This invention relates to method and system for casting metal and metal alloys.
Casting of metal and metal alloys is typically completed by melting metal cathode or scrap and then alloying the metal to desired chemistry. The primary method for producing metal alloys is to melt the base metal in a melt furnace and then either alloy the metal in the melt furnace or transfer the metal to a holding/casting furnace and alloy the metal at that point.
Continuous casting of metals can be done either through the bottom of the melt container, through the wall of the melt container (horizontal casting) or using upward casting process. Documents relating to the upward casting process are for example U.S. Pat. No. 2,553,921 and WO 02/20194 A1.
In upward casting process the profiled metal products are continuously cast by maintaining a water-cooled metal nozzle immersed into a melt to receive and cool the melt. The nozzle is immersed so deep into the melt that the point of solidification of the received melt is below the surface level of the outside melt and the solidified melt is then pulled upwards while being further cooled.
The problems with the above-mentioned casting processes are that it is not economically possible to cast small volumes of alloyed metal. Also for the casting that involves for example copper alloys (CuCr, CuZr, CuTi, etc.) that have a high affinity for oxygen and carbon are not possible to continuously cast in a production environment.

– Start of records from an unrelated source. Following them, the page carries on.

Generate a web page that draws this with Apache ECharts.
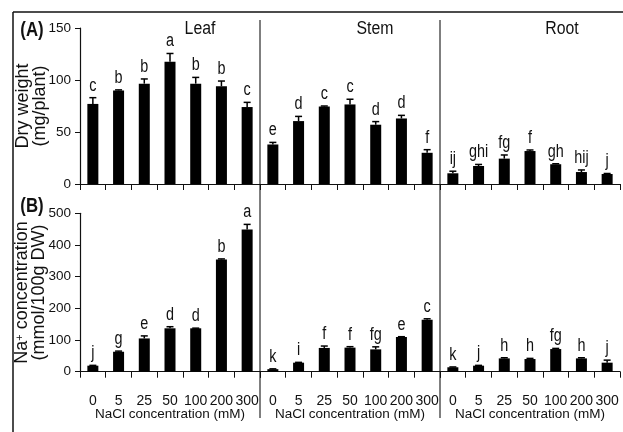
<!DOCTYPE html>
<html><head><meta charset="utf-8">
<script src="https://cdn.jsdelivr.net/npm/echarts@6/dist/echarts.min.js"></script>
<style>html,body{margin:0;padding:0;background:#fff}#c{width:623px;height:432px}</style>
</head><body><div id="c"></div>
<script>
const categories = ['0','5','25','50','100','200','300'];
const organs = ['Leaf','Stem','Root'];

const dwLeaf = [77, 90, 96.5, 117.5, 96.5, 94, 74];
const dwLeafErr = [6, 0.5, 4.5, 8, 6, 5, 4.5];
const dwLeafSig = ['c','b','b','a','b','b','c'];
const dwStem = [38, 60.5, 74.5, 76.5, 57, 63, 30];
const dwStemErr = [2, 4.5, 0.5, 5, 3, 3, 3];
const dwStemSig = ['e','d','c','c','d','d','f'];
const dwRoot = [10.3, 17.3, 24.4, 31.7, 19, 11.5, 9.6];
const dwRootErr = [2, 1.5, 3.5, 1, 0.5, 2, 0.5];
const dwRootSig = ['ij','ghi','fg','f','gh','hij','j'];

const naLeaf = [19, 63, 105, 137, 137, 354, 449];
const naLeafErr = [1, 2, 8, 5, 0.5, 2, 16];
const naLeafSig = ['j','g','e','d','d','b','a'];
const naStem = [8, 28.5, 75, 76, 70.5, 109.5, 164];
const naStemErr = [1, 1, 6, 3, 8, 1, 3];
const naStemSig = ['k','i','f','f','fg','e','c'];
const naRoot = [14, 19, 42, 40, 71.5, 42, 28.5];
const naRootErr = [1, 1, 2, 2, 2, 2, 8];
const naRootSig = ['k','j','h','h','fg','h','j'];

const SANS = '"Liberation Sans", Arial, sans-serif';

const panels = [
  {vals: dwLeaf, err: dwLeafErr, sig: dwLeafSig, row: 0, col: 0},
  {vals: dwStem, err: dwStemErr, sig: dwStemSig, row: 0, col: 1},
  {vals: dwRoot, err: dwRootErr, sig: dwRootSig, row: 0, col: 2},
  {vals: naLeaf, err: naLeafErr, sig: naLeafSig, row: 1, col: 0},
  {vals: naStem, err: naStemErr, sig: naStemSig, row: 1, col: 1},
  {vals: naRoot, err: naRootErr, sig: naRootSig, row: 1, col: 2}
];

const rowGeom = [{top: 28, height: 156, max: 150, interval: 50, gap: 31}, {top: 213.3, height: 158.4, max: 500, interval: 100, gap: 32}];
const colLeft = [80, 260, 440];
const colW = 180;

const grid = [], xAxis = [], yAxis = [], series = [];
panels.forEach((p, k) => {
  const rg = rowGeom[p.row];
  grid.push({left: colLeft[p.col], top: rg.top, width: colW, height: rg.height, containLabel: false});
  xAxis.push({
    type: 'category', gridIndex: k, data: categories,
    axisLine: {lineStyle: {color: '#111', width: 1.2}},
    axisTick: {show: true, length: 6, inside: false, lineStyle: {color: '#111'}},
    axisLabel: {show: p.row === 1, interval: 0, margin: 22, fontSize: 14, fontFamily: SANS, color: '#111'},
    name: p.row === 1 ? 'NaCl concentration (mM)' : '',
    nameLocation: 'middle', nameGap: 36, nameMoveOverlap: false,
    nameTextStyle: {fontSize: 13.5, fontFamily: SANS, color: '#111'}
  });
  const first = p.col === 0;
  yAxis.push({
    type: 'value', gridIndex: k, min: 0, max: rg.max, interval: rg.interval,
    splitLine: {show: false},
    axisLine: {show: first, lineStyle: {color: '#111', width: 1.2}},
    axisTick: {show: first, length: 5, lineStyle: {color: '#111'}},
    axisLabel: {show: first, margin: 9, fontSize: 13.5, fontFamily: SANS, color: '#111'},
    name: first ? (p.row === 0 ? 'Dry weight\n(mg/plant)' : 'Na{sup|+} concentration\n(mmol/100g DW)') : '',
    nameLocation: 'middle', nameRotate: 90, nameGap: rg.gap, nameMoveOverlap: false,
    nameTextStyle: {fontSize: 18, fontFamily: SANS, color: '#111', lineHeight: 17,
      rich: {sup: {fontSize: 11, verticalAlign: 'top', fontFamily: SANS, color: '#111', lineHeight: 17}}}
  });
  series.push({
    type: 'bar', xAxisIndex: k, yAxisIndex: k, data: p.vals, barWidth: 11,
    itemStyle: {color: '#000'}, silent: true
  });
  series.push({
    type: 'custom', xAxisIndex: k, yAxisIndex: k, z: 5, silent: true,
    data: p.vals.map((v, i) => [i, v, p.err[i]]),
    renderItem: (params, api) => {
      const i = api.value(0), v = api.value(1), e = api.value(2);
      const base = api.coord([i, v]);
      const up = api.coord([i, v + e]);
      return {type: 'group', children: [
        {type: 'line', shape: {x1: base[0], y1: base[1], x2: up[0], y2: up[1]}, style: {stroke: '#000', lineWidth: 1.5}},
        {type: 'line', shape: {x1: up[0] - 3.5, y1: up[1], x2: up[0] + 3.5, y2: up[1]}, style: {stroke: '#000', lineWidth: 1.5}},
        {type: 'text', x: up[0], y: up[1] - 3, scaleX: 0.8, style: {text: p.sig[params.dataIndex], textAlign: 'center', textVerticalAlign: 'bottom', fontSize: 18, fontFamily: SANS, fill: '#111'}}
      ]};
    }
  });
});

const titleCenters = [200, 375, 562];
const graphic = [
  {type: 'line', shape: {x1: 13, y1: 12, x2: 623, y2: 12}, style: {stroke: '#111', lineWidth: 1.5}},
  {type: 'line', shape: {x1: 13, y1: 12, x2: 13, y2: 432}, style: {stroke: '#111', lineWidth: 1.5}},
  {type: 'line', shape: {x1: 260, y1: 20, x2: 260, y2: 418}, style: {stroke: '#555', lineWidth: 1.5}},
  {type: 'line', shape: {x1: 440, y1: 20, x2: 440, y2: 418}, style: {stroke: '#555', lineWidth: 1.5}},
  {type: 'text', x: 32, y: 30, scaleX: 0.8, style: {text: '(A)', textAlign: 'center', textVerticalAlign: 'middle', fontSize: 21, fontWeight: 'bold', fontFamily: SANS, fill: '#111'}},
  {type: 'text', x: 32, y: 206, scaleX: 0.8, style: {text: '(B)', textAlign: 'center', textVerticalAlign: 'middle', fontSize: 21, fontWeight: 'bold', fontFamily: SANS, fill: '#111'}}
];
organs.forEach((o, i) => graphic.push({type: 'text', x: titleCenters[i], y: 29, scaleX: 0.88, style: {text: o, textAlign: 'center', textVerticalAlign: 'middle', fontSize: 18, fontFamily: SANS, fill: '#111'}}));

const chart = echarts.init(document.getElementById('c'), null, {renderer: 'canvas'});
chart.setOption({backgroundColor: '#fff', animation: false, grid, xAxis, yAxis, series, graphic});
</script></body></html>
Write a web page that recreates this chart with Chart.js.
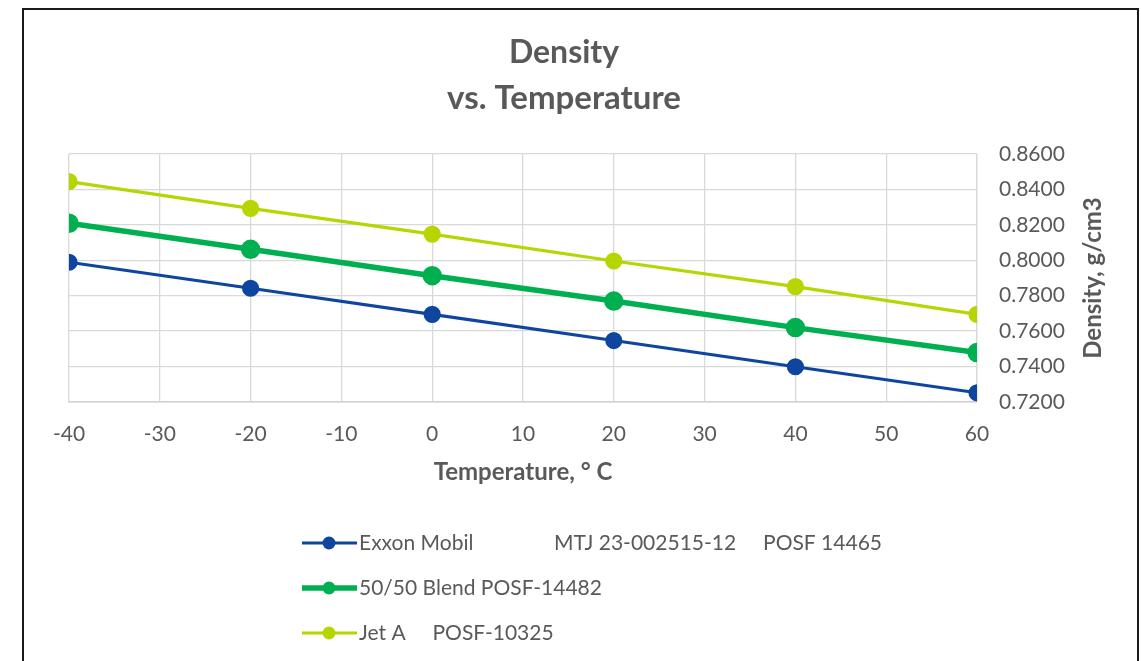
<!DOCTYPE html>
<html>
<head>
<meta charset="utf-8">
<script src="https://cdn.jsdelivr.net/npm/chart.js@4"></script>
<style>
html, body { margin: 0; padding: 0; background: #fff; overflow: hidden; }
#wrap { position: relative; width: 1141px; height: 661px; }
#marco { position: absolute; left: 22px; top: 8px; width: 1117px; height: 700px; border: 2px solid #1a1a1a; box-sizing: border-box; }
canvas { position: absolute; left: 0; top: 0; }
</style>
</head>
<body>
<div id="wrap">
  <div id="marco"></div>
  <canvas id="grafico" width="1141" height="661"></canvas>
</div>
<script>
// datos
const temperaturas = [-40, -20, 0, 20, 40, 60];
const exxonMobil = [0.7989, 0.7842, 0.7695, 0.7547, 0.7399, 0.7252];
const mezcla5050 = [0.8209, 0.8062, 0.7913, 0.7770, 0.7620, 0.7479];
const jetA = [0.8444, 0.8293, 0.8148, 0.7996, 0.7851, 0.7695];
const etiquetas = [
    "Exxon Mobil               MTJ 23-002515-12     POSF 14465",
    "50/50 Blend POSF-14482",
    "Jet A     POSF-10325"
];
const titulo = ["Density", "vs. Temperature"];
const tituloX = "Temperature, \u00B0 C";
const tituloY = "Density, g/cm3";

const gris = "#595959";
const fuente = "Lato, 'Noto Sans', sans-serif";

function puntos(valores) {
    return temperaturas.map((t, i) => ({ x: t, y: valores[i] }));
}

// titulo, leyenda vertical abajo y titulo del eje Y (leido de abajo hacia arriba)
const extras = {
    id: "extras",
    afterDraw(chart) {
        const ctx = chart.ctx;
        const area = chart.chartArea;

        ctx.save();
        ctx.fillStyle = gris;
        ctx.textAlign = "center";
        ctx.textBaseline = "middle";
        ctx.font = "bold 32px " + fuente;
        ctx.fillText(titulo[0], 564, 53);
        ctx.font = "bold 33px " + fuente;
        ctx.fillText(titulo[1], 564, 98);
        ctx.restore();

        ctx.save();
        ctx.font = "bold 24px " + fuente;
        ctx.fillStyle = gris;
        ctx.textAlign = "center";
        ctx.textBaseline = "middle";
        ctx.translate(1093, (area.top + area.bottom) / 2);
        ctx.rotate(-Math.PI / 2);
        ctx.fillText(tituloY, 0, 0);
        ctx.restore();

        const filas = [543, 588, 633];
        ctx.save();
        chart.data.datasets.forEach((ds, i) => {
            const y = filas[i];
            ctx.strokeStyle = ds.borderColor;
            ctx.lineWidth = ds.borderWidth;
            ctx.beginPath();
            ctx.moveTo(302, y);
            ctx.lineTo(357, y);
            ctx.stroke();
            ctx.fillStyle = ds.borderColor;
            ctx.beginPath();
            ctx.arc(329, y, 6.5, 0, Math.PI * 2);
            ctx.fill();
            ctx.fillStyle = gris;
            ctx.font = "21px " + fuente;
            ctx.textAlign = "left";
            ctx.textBaseline = "middle";
            ctx.fillText(ds.label, 359, y);
        });
        ctx.restore();
    }
};

const ctx = document.getElementById("grafico").getContext("2d");
const grafico = new Chart(ctx, {
    type: "line",
    data: {
        datasets: [
            {
                label: etiquetas[0],
                data: puntos(exxonMobil),
                borderColor: "#0e469f",
                backgroundColor: "#0e469f",
                borderWidth: 3.2,
                pointRadius: 7
            },
            {
                label: etiquetas[1],
                data: puntos(mezcla5050),
                borderColor: "#00b050",
                backgroundColor: "#00b050",
                borderWidth: 5.5,
                pointRadius: 7
            },
            {
                label: etiquetas[2],
                data: puntos(jetA),
                borderColor: "#b7d500",
                backgroundColor: "#b7d500",
                borderWidth: 3.2,
                pointRadius: 7
            }
        ]
    },
    options: {
        responsive: false,
        animation: false,
        devicePixelRatio: 1,
        layout: { padding: { top: 154, left: 69, right: 30, bottom: 169 } },
        plugins: {
            legend: { display: false },
            tooltip: { enabled: false },
            title: { display: false }
        },
        scales: {
            x: {
                type: "linear",
                min: -40,
                max: 60,
                ticks: { stepSize: 10, color: gris, font: { family: fuente, size: 21 }, padding: 20 },
                grid: { color: "#d9d9d9", lineWidth: 1.3, drawTicks: false },
                border: { color: "#d0d0d0", width: 1.5 },
                title: {
                    display: true,
                    text: tituloX,
                    color: gris,
                    font: { family: fuente, size: 24, weight: "bold", lineHeight: 1.2 },
                    padding: { top: 0, bottom: 5 }
                },
                afterFit(escala) { escala.height = 90; }
            },
            y: {
                position: "right",
                min: 0.72,
                max: 0.86,
                ticks: {
                    stepSize: 0.02,
                    color: gris,
                    font: { family: fuente, size: 21 },
                    padding: 22,
                    callback: v => v.toFixed(4)
                },
                grid: { color: "#d9d9d9", lineWidth: 1.3, drawTicks: false },
                border: { color: "#d9d9d9", width: 1.3 },
                afterFit(escala) { escala.width = 134; }
            }
        }
    },
    plugins: [extras]
});
</script>
</body>
</html>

The object of the invention is to introduce a new method and system for casting metals and metal alloys. According to the invention a casting crucible, which is divided into two areas with separating wall, is placed to the basic metal melt hold in a melting/holding furnace. The casting crucible is having weep holes for the base metal melt to enter to the first area of casting crucible from the melting/holding furnace. The alloying is done dynamically in the first area and the casting from the second area of the casting crucible. The alloyed metal is flowing to the casting area through a gap between the bottom of the crucible and the separating wall. This method and system enables to cast the base metal from the melting/holding furnace while at the same time casting a second more highly alloyed material from the casting crucible. This is achieved by a method and system described later in more details. In further embodiments of the invention the casting crucible is covered in such manner to exclude oxygen and maintain suitable casting environment in the crucible.
By placing a separate casting crucible to the melting/holding furnace it is possible to have a quick change flexible casting system for casting low volumes of a variety of copper alloys that is not cost-effective when prior art casting methods are used.
The above-mentioned drawbacks of prior art casting methods and systems and presented advantages over prior art are achieved with a method and system according to the independent claims. In dependent claims are presented other advantageous embodiments of the invention.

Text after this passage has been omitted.